===== INFORMATION SUPPLIED =====
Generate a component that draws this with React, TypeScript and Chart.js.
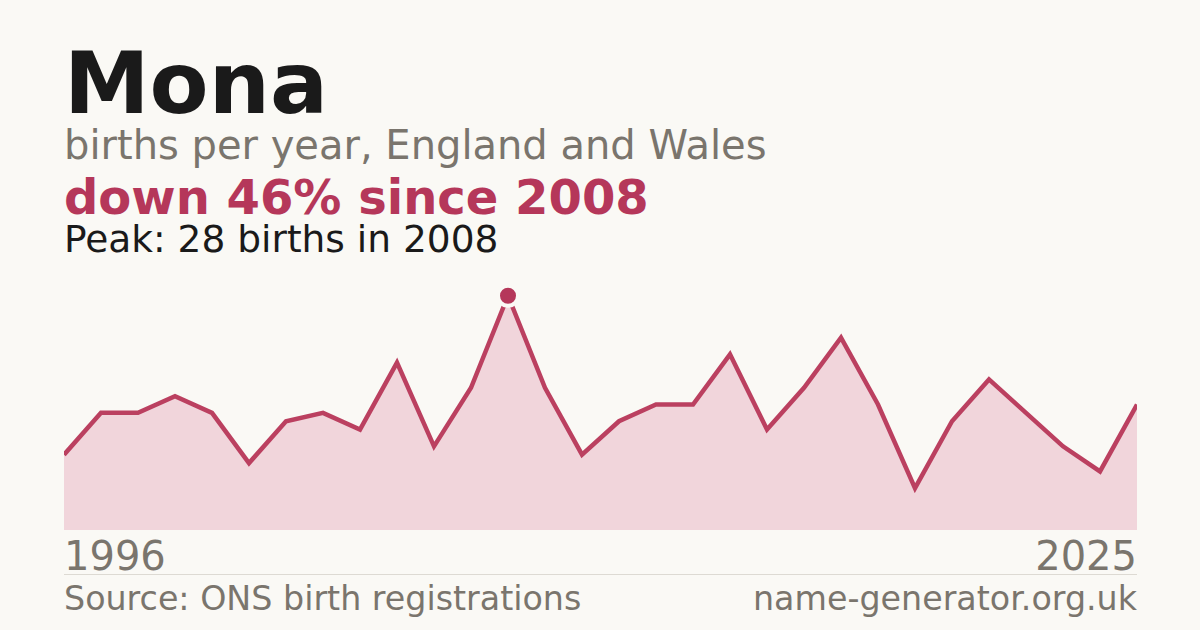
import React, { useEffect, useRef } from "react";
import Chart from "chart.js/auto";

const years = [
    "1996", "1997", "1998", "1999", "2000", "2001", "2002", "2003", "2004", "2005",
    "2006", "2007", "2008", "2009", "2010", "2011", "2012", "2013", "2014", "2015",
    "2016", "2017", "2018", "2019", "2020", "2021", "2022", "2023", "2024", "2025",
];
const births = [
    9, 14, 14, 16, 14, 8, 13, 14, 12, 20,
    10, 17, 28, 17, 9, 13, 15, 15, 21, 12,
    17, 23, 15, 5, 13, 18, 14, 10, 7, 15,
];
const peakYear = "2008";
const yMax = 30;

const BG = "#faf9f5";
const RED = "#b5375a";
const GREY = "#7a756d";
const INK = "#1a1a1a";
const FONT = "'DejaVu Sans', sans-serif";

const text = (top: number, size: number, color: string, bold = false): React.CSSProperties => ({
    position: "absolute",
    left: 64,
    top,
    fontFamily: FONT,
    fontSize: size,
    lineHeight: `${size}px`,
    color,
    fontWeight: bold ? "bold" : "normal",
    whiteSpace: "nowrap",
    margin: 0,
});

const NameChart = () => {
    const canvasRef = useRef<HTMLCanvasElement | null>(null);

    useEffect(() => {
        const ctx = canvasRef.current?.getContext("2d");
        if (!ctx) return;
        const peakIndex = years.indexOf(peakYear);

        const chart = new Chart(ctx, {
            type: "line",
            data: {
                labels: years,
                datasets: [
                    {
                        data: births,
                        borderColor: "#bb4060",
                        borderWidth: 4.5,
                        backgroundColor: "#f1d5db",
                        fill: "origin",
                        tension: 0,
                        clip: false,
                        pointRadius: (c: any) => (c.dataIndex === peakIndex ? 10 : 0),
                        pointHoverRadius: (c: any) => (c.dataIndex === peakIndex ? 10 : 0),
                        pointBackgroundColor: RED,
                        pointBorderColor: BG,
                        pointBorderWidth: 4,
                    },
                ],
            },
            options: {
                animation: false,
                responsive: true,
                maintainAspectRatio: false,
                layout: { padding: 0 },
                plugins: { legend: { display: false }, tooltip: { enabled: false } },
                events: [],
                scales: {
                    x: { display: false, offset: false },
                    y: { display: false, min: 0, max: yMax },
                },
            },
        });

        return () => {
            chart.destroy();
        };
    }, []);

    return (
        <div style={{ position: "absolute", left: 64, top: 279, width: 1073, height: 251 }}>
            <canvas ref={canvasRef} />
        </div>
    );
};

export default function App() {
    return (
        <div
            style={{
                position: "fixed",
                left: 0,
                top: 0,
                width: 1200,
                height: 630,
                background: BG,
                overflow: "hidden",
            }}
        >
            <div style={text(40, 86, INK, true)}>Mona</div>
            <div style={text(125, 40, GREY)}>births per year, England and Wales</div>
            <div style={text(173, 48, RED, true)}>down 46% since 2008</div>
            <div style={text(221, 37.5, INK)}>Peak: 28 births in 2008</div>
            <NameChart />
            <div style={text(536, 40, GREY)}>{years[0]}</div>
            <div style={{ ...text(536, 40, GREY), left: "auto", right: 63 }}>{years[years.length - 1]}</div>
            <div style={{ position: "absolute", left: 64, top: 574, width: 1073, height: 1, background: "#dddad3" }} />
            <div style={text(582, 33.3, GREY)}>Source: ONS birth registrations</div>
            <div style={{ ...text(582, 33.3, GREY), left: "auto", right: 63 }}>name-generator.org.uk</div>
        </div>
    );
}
=====
#### WHAT THE EXERCISE ASKS:
Every line of the listing that holds "React" should be found and copied.

#### COMPLETED TASK:
Generate a component that draws this with React, TypeScript and Chart.js.
import React, { useEffect, useRef } from "react";
const text = (top: number, size: number, color: string, bold = false): React.CSSProperties => ({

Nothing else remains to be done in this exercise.